Write out the data again exactly, skipping every picture.

_ _ _ _ _ _ _

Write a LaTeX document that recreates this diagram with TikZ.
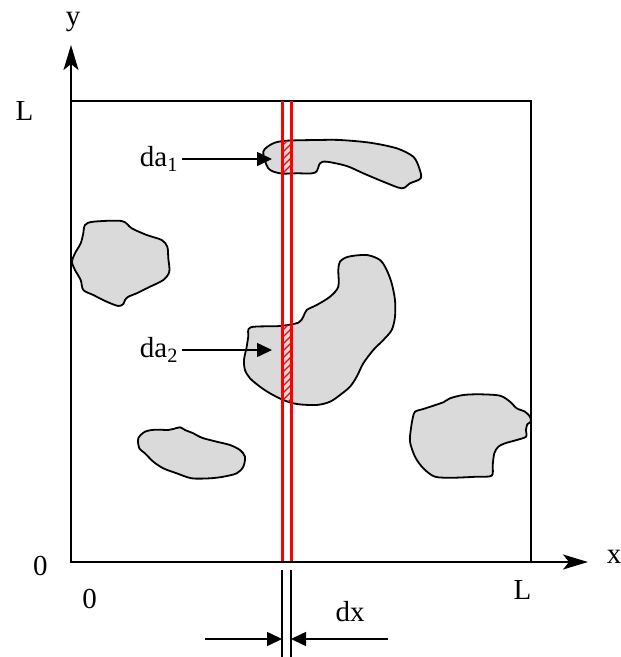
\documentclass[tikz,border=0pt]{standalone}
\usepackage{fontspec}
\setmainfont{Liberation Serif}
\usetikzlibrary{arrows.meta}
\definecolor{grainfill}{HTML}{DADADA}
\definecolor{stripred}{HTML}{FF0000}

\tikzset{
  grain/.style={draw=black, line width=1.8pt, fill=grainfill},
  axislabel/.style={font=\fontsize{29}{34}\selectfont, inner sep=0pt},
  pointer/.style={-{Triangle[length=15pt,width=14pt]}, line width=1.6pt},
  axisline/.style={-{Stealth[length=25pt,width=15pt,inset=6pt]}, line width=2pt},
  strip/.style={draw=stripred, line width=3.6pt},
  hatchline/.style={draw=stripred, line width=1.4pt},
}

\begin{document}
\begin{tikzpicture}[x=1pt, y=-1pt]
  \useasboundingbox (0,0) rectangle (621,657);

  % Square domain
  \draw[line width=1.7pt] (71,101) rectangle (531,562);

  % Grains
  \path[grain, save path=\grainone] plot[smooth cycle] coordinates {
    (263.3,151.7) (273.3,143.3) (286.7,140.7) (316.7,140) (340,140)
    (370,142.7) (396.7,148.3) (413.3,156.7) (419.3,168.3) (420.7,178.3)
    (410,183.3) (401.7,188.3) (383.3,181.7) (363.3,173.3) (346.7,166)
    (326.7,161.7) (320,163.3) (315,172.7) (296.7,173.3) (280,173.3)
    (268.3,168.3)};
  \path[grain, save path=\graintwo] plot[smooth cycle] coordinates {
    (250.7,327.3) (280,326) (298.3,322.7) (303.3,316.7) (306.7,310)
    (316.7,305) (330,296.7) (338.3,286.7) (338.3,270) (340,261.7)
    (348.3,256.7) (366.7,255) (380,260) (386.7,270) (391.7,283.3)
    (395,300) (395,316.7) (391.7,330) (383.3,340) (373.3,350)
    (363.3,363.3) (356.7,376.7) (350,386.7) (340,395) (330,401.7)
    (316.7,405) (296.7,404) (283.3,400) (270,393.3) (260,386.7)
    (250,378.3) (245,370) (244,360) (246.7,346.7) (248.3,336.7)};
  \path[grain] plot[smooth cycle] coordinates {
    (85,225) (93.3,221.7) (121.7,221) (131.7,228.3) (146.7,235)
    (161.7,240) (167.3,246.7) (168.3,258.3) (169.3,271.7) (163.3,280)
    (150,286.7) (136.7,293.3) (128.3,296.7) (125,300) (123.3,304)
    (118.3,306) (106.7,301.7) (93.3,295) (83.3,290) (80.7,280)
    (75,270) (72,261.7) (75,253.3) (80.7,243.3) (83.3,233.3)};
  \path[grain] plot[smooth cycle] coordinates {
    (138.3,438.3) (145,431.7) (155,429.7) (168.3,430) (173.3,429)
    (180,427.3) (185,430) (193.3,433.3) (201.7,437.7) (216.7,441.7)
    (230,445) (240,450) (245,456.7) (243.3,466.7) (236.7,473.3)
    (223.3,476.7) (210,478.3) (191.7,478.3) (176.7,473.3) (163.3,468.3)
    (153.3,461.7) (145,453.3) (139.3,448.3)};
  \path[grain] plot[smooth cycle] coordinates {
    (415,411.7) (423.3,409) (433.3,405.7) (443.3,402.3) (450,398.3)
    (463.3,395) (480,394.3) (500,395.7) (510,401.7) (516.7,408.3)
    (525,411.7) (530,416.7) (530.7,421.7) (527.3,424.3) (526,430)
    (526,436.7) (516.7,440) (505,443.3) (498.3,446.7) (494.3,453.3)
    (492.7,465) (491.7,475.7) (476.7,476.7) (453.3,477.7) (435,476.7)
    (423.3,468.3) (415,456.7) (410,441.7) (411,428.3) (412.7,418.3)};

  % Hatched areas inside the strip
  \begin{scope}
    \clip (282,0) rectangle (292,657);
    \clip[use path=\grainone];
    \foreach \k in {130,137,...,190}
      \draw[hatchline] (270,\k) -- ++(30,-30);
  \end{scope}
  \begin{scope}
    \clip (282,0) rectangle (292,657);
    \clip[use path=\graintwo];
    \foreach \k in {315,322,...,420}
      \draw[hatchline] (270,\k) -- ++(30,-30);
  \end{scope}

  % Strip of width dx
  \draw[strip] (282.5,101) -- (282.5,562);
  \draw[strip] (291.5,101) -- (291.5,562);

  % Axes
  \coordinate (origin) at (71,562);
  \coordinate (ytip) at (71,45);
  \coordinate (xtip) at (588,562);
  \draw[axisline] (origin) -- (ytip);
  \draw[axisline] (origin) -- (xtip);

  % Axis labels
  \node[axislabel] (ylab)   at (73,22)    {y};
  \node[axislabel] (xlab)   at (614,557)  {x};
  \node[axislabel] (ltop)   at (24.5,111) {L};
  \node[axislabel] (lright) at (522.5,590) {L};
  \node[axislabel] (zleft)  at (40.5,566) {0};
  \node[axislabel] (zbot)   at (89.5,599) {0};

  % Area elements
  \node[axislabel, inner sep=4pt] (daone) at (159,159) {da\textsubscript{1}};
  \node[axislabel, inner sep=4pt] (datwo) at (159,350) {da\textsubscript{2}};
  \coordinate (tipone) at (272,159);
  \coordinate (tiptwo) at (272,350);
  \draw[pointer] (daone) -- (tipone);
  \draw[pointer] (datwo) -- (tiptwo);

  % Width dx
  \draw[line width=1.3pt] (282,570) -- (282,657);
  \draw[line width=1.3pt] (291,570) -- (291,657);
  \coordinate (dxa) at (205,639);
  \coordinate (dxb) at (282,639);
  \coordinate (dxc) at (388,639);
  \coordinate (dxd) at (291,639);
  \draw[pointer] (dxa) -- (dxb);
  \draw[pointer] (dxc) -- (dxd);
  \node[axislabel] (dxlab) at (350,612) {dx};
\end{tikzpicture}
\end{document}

_ _ _ _ _ _ _

## Expected output
Write a LaTeX document that recreates this diagram with TikZ.
\documentclass[tikz,border=0pt]{standalone}
\usepackage{fontspec}
\setmainfont{Liberation Serif}
\usetikzlibrary{arrows.meta}
\definecolor{grainfill}{HTML}{DADADA}
\definecolor{stripred}{HTML}{FF0000}

\tikzset{
  grain/.style={draw=black, line width=1.8pt, fill=grainfill},
  axislabel/.style={font=\fontsize{29}{34}\selectfont, inner sep=0pt},
  pointer/.style={-{Triangle[length=15pt,width=14pt]}, line width=1.6pt},
  axisline/.style={-{Stealth[length=25pt,width=15pt,inset=6pt]}, line width=2pt},
  strip/.style={draw=stripred, line width=3.6pt},
  hatchline/.style={draw=stripred, line width=1.4pt},
}

\begin{document}
\begin{tikzpicture}[x=1pt, y=-1pt]
  \useasboundingbox (0,0) rectangle (621,657);

  % Square domain
  \draw[line width=1.7pt] (71,101) rectangle (531,562);

  % Grains
  \path[grain, save path=\grainone] plot[smooth cycle] coordinates {
    (263.3,151.7) (273.3,143.3) (286.7,140.7) (316.7,140) (340,140)
    (370,142.7) (396.7,148.3) (413.3,156.7) (419.3,168.3) (420.7,178.3)
    (410,183.3) (401.7,188.3) (383.3,181.7) (363.3,173.3) (346.7,166)
    (326.7,161.7) (320,163.3) (315,172.7) (296.7,173.3) (280,173.3)
    (268.3,168.3)};
  \path[grain, save path=\graintwo] plot[smooth cycle] coordinates {
    (250.7,327.3) (280,326) (298.3,322.7) (303.3,316.7) (306.7,310)
    (316.7,305) (330,296.7) (338.3,286.7) (338.3,270) (340,261.7)
    (348.3,256.7) (366.7,255) (380,260) (386.7,270) (391.7,283.3)
    (395,300) (395,316.7) (391.7,330) (383.3,340) (373.3,350)
    (363.3,363.3) (356.7,376.7) (350,386.7) (340,395) (330,401.7)
    (316.7,405) (296.7,404) (283.3,400) (270,393.3) (260,386.7)
    (250,378.3) (245,370) (244,360) (246.7,346.7) (248.3,336.7)};
  \path[grain] plot[smooth cycle] coordinates {
    (85,225) (93.3,221.7) (121.7,221) (131.7,228.3) (146.7,235)
    (161.7,240) (167.3,246.7) (168.3,258.3) (169.3,271.7) (163.3,280)
    (150,286.7) (136.7,293.3) (128.3,296.7) (125,300) (123.3,304)
    (118.3,306) (106.7,301.7) (93.3,295) (83.3,290) (80.7,280)
    (75,270) (72,261.7) (75,253.3) (80.7,243.3) (83.3,233.3)};
  \path[grain] plot[smooth cycle] coordinates {
    (138.3,438.3) (145,431.7) (155,429.7) (168.3,430) (173.3,429)
    (180,427.3) (185,430) (193.3,433.3) (201.7,437.7) (216.7,441.7)
    (230,445) (240,450) (245,456.7) (243.3,466.7) (236.7,473.3)
    (223.3,476.7) (210,478.3) (191.7,478.3) (176.7,473.3) (163.3,468.3)
    (153.3,461.7) (145,453.3) (139.3,448.3)};
  \path[grain] plot[smooth cycle] coordinates {
    (415,411.7) (423.3,409) (433.3,405.7) (443.3,402.3) (450,398.3)
    (463.3,395) (480,394.3) (500,395.7) (510,401.7) (516.7,408.3)
    (525,411.7) (530,416.7) (530.7,421.7) (527.3,424.3) (526,430)
    (526,436.7) (516.7,440) (505,443.3) (498.3,446.7) (494.3,453.3)
    (492.7,465) (491.7,475.7) (476.7,476.7) (453.3,477.7) (435,476.7)
    (423.3,468.3) (415,456.7) (410,441.7) (411,428.3) (412.7,418.3)};

  % Hatched areas inside the strip
  \begin{scope}
    \clip (282,0) rectangle (292,657);
    \clip[use path=\grainone];
    \foreach \k in {130,137,...,190}
      \draw[hatchline] (270,\k) -- ++(30,-30);
  \end{scope}
  \begin{scope}
    \clip (282,0) rectangle (292,657);
    \clip[use path=\graintwo];
    \foreach \k in {315,322,...,420}
      \draw[hatchline] (270,\k) -- ++(30,-30);
  \end{scope}

  % Strip of width dx
  \draw[strip] (282.5,101) -- (282.5,562);
  \draw[strip] (291.5,101) -- (291.5,562);

  % Axes
  \coordinate (origin) at (71,562);
  \coordinate (ytip) at (71,45);
  \coordinate (xtip) at (588,562);
  \draw[axisline] (origin) -- (ytip);
  \draw[axisline] (origin) -- (xtip);

  % Axis labels
  \node[axislabel] (ylab)   at (73,22)    {y};
  \node[axislabel] (xlab)   at (614,557)  {x};
  \node[axislabel] (ltop)   at (24.5,111) {L};
  \node[axislabel] (lright) at (522.5,590) {L};
  \node[axislabel] (zleft)  at (40.5,566) {0};
  \node[axislabel] (zbot)   at (89.5,599) {0};

  % Area elements
  \node[axislabel, inner sep=4pt] (daone) at (159,159) {da\textsubscript{1}};
  \node[axislabel, inner sep=4pt] (datwo) at (159,350) {da\textsubscript{2}};
  \coordinate (tipone) at (272,159);
  \coordinate (tiptwo) at (272,350);
  \draw[pointer] (daone) -- (tipone);
  \draw[pointer] (datwo) -- (tiptwo);

  % Width dx
  \draw[line width=1.3pt] (282,570) -- (282,657);
  \draw[line width=1.3pt] (291,570) -- (291,657);
  \coordinate (dxa) at (205,639);
  \coordinate (dxb) at (282,639);
  \coordinate (dxc) at (388,639);
  \coordinate (dxd) at (291,639);
  \draw[pointer] (dxa) -- (dxb);
  \draw[pointer] (dxc) -- (dxd);
  \node[axislabel] (dxlab) at (350,612) {dx};
\end{tikzpicture}
\end{document}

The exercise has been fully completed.